I am a bit of a luxury whore. Show me a cardigan in supple cashmere or perfectly treated angora and I’ll shell out way too much money to wear it once or twice a year. I collect Feragamo shoes and spread truffle pate like it was peanut butter. It comes as a great surprise to me, then, that I absolutely detest living in a house full of servants.
I’ve just now begin to realize how much money my family had in India. The Mumbai house that my dad was born in is now owned by the forth richest family in the world; Ravi Shankar used to play for my grandmother’s dinner parties; our family vacationed on the island palace in Octopussy as a guest of the Maharajah.

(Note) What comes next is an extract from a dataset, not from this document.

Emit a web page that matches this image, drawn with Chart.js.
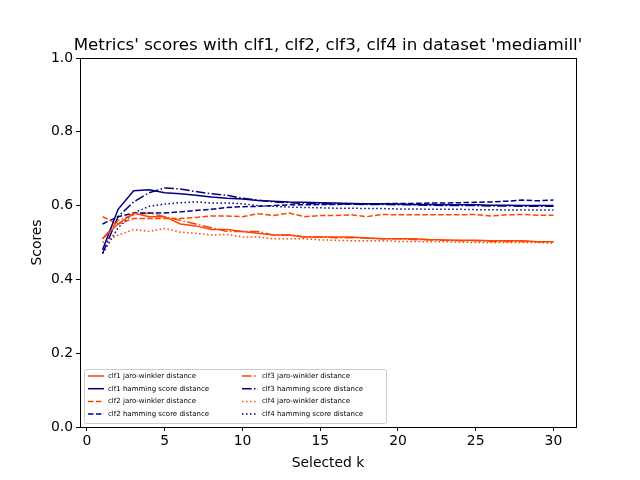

Awesome, but always so removed, like some sort of Atlantis filled with chicken tika masala and elephants. It’s hard to realize that my dad grew up with a staff of 30 while watching him pull down the king sized toilet paper package from Costco.
So visiting my Uncle Sureesh (now head of the Indian military…yeah) has been a bit of a trip. I loved getting picked up by military guards as I stepped off of my airplane and not having to wait in line for customs only to be taken out the side door to where a lieutenant was waiting with a military car to drive me to my uncle’s house. I like getting my room cleaned twice a day and not having to do dishes. It was even kind of fun to be waited on during meals. Say a word and it shows up on your plate within thirty seconds.
What I don’t like is how pathetic these grown men in their navy sweaters and nametags look as they cower while my thirty-two year old, snoopy sweater-clad cousin shouts at them because the table butter is frozen. I don’t like ringing for the box of cookies on the other end of the table instead of getting off of my fat ass and picking up the box myself. I don’t like these twenty and thirty somethings look like they aren’t sure whether words or fire will come out when I open my mouth to ask for a bottle of water.

1 comment:

Unknown said...

If a semi-member of my family ever yelled at another human being over frozen butter they'd get popped in the mouth. Is there anything you can do to convince your cloistered Indian relatives of the humanity of their servants?